• **REQUEST**
Nothing but the lines from the top of the data to the line holding "from matplotlib.ticker import MultipleLocator" should be printed, word for word and both ends included; leave the pictures out.

• **DATA EXTRACT**
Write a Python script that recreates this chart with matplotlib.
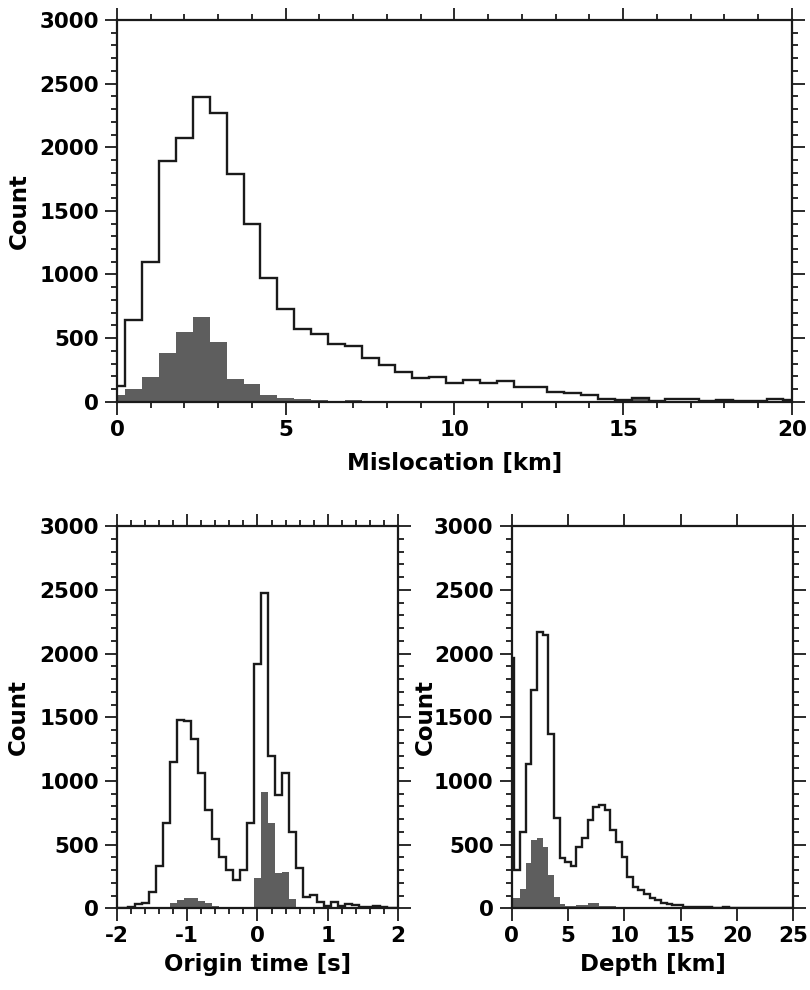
import numpy as np
import matplotlib
matplotlib.use("Agg")
import matplotlib.pyplot as plt
from matplotlib.ticker import MultipleLocator

# ---------------- data ----------------
# Mislocation histogram (bin centres in km, width 0.5 km)
mis_centers = np.arange(0, 20.01, 0.5)
mis_all = [123, 645, 1097, 1893, 2071, 2397, 2272, 1789, 1397, 971,
           731, 574, 535, 457, 438, 345, 287, 235, 183, 196,
           144, 170, 151, 162, 112, 112, 78, 65, 52, 21,
           13, 31, 8, 18, 18, 8, 10, 8, 8, 18, 15]
mis_sel = [50, 104, 196, 384, 548, 666, 470, 178, 138, 52,
           26, 18, 10, 8, 10, 3, 5, 3, 3, 3,
           3, 3, 3, 3, 3, 3, 3, 3, 3, 3,
           3, 20, 3, 3, 3, 3, 3, 3, 3, 5, 3]

# Origin time histogram (bin centres in s, width 0.1 s)
ot_centers = np.round(np.arange(-2.0, 2.001, 0.1), 2)
ot_all = [0, 0, 13, 31, 44, 125, 335, 667, 1150, 1477,
          1470, 1333, 1059, 771, 541, 405, 300, 222, 300, 667,
          1916, 2480, 1195, 889, 1066, 601, 314, 91, 105, 52,
          21, 52, 21, 34, 26, 13, 13, 21, 8, 4, 0]
ot_sel = [0, 0, 0, 0, 0, 0, 5, 13, 39, 65,
          78, 78, 60, 39, 21, 8, 0, 0, 0, 0,
          235, 915, 667, 280, 288, 73, 0, 0, 0, 0,
          0, 0, 0, 0, 0, 0, 0, 0, 0, 0, 0]

# Depth histogram (bin centres in km, width 0.5 km)
dep_centers = np.arange(0, 25.01, 0.5)
dep_all = [1965, 301, 601, 1137, 1712, 2171, 2145, 1372, 706, 392,
           366, 332, 484, 549, 693, 797, 810, 771, 614, 523,
           405, 248, 165, 144, 112, 78, 65, 39, 31, 26,
           26, 13, 8, 13, 8, 8, 5, 5, 8, 5,
           3, 0, 0, 0, 0, 0, 0, 0, 0, 0, 0]
dep_sel = [78, 78, 149, 353, 536, 549, 484, 261, 91, 31,
           21, 21, 26, 26, 39, 39, 21, 21, 15, 10,
           5, 3, 3, 2, 2, 0, 0, 0, 0, 0,
           0, 0, 0, 0, 0, 0, 0, 0, 0, 0,
           0, 0, 0, 0, 0, 0, 0, 0, 0, 0, 0]

FILL = "#5e5e5e"
plt.rcParams['font.family'] = ['DejaVu Sans']
plt.rcParams['font.weight'] = 'bold'
plt.rcParams['axes.unicode_minus'] = False

fig = plt.figure(figsize=(8.1, 9.9), dpi=100)
ax1 = fig.add_axes([0.1444, 0.5942, 0.8333, 0.3856])
ax2 = fig.add_axes([0.1444, 0.0825, 0.3469, 0.3859])
ax3 = fig.add_axes([0.6317, 0.0825, 0.3477, 0.3859])


def edges_from(centers, width):
    c = np.asarray(centers, dtype=float)
    return np.concatenate([c - width / 2, [c[-1] + width / 2]])


def draw(ax, centers, width, allv, selv, xlim, xmajor, xminor, xlabel, xpad):
    e = edges_from(centers, width)
    ax.stairs(selv, e, fill=True, color=FILL, linewidth=0, zorder=2)
    ax.stairs(allv, e, fill=False, color="#1a1a1a", linewidth=1.7,
              baseline=0, zorder=3)
    ax.set_xlim(*xlim)
    ax.set_ylim(0, 3000)
    ax.xaxis.set_major_locator(MultipleLocator(xmajor))
    if xminor:
        ax.xaxis.set_minor_locator(MultipleLocator(xminor))
    ax.yaxis.set_major_locator(MultipleLocator(500))
    ax.yaxis.set_minor_locator(MultipleLocator(100))
    ax.tick_params(which='both', direction='out', top=True, right=True,
                   width=1.3, color='#1a1a1a', labelsize=15.5, pad=4)
    ax.tick_params(which='major', length=9)
    ax.tick_params(which='minor', length=4.5)
    for s in ax.spines.values():
        s.set_linewidth(1.6)
        s.set_color('#1a1a1a')
    for lab in ax.get_xticklabels() + ax.get_yticklabels():
        lab.set_fontweight('bold')
    ax.set_xlabel(xlabel, fontsize=16.5, fontweight='bold', labelpad=xpad)
    ax.set_ylabel('Count', fontsize=16.5, fontweight='bold', labelpad=4)
    ax.set_facecolor('white')


draw(ax1, mis_centers, 0.5, mis_all, mis_sel, (0, 20), 5, 1,
     'Mislocation [km]', 9)
draw(ax2, ot_centers, 0.1, ot_all, ot_sel, (-2, 2), 1, 0.2,
     'Origin time [s]', 5)
draw(ax3, dep_centers, 0.5, dep_all, dep_sel, (0, 25), 5, None,
     'Depth [km]', 5)

ax1.yaxis.set_label_coords(-0.128, 0.5)
ax2.yaxis.set_label_coords(-0.31, 0.5)
ax3.yaxis.set_label_coords(-0.265, 0.5)

fig.savefig('out.png', dpi=100, facecolor='white')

• **EXERCISE ANSWER**
Write a Python script that recreates this chart with matplotlib.
import numpy as np
import matplotlib
matplotlib.use("Agg")
import matplotlib.pyplot as plt
from matplotlib.ticker import MultipleLocator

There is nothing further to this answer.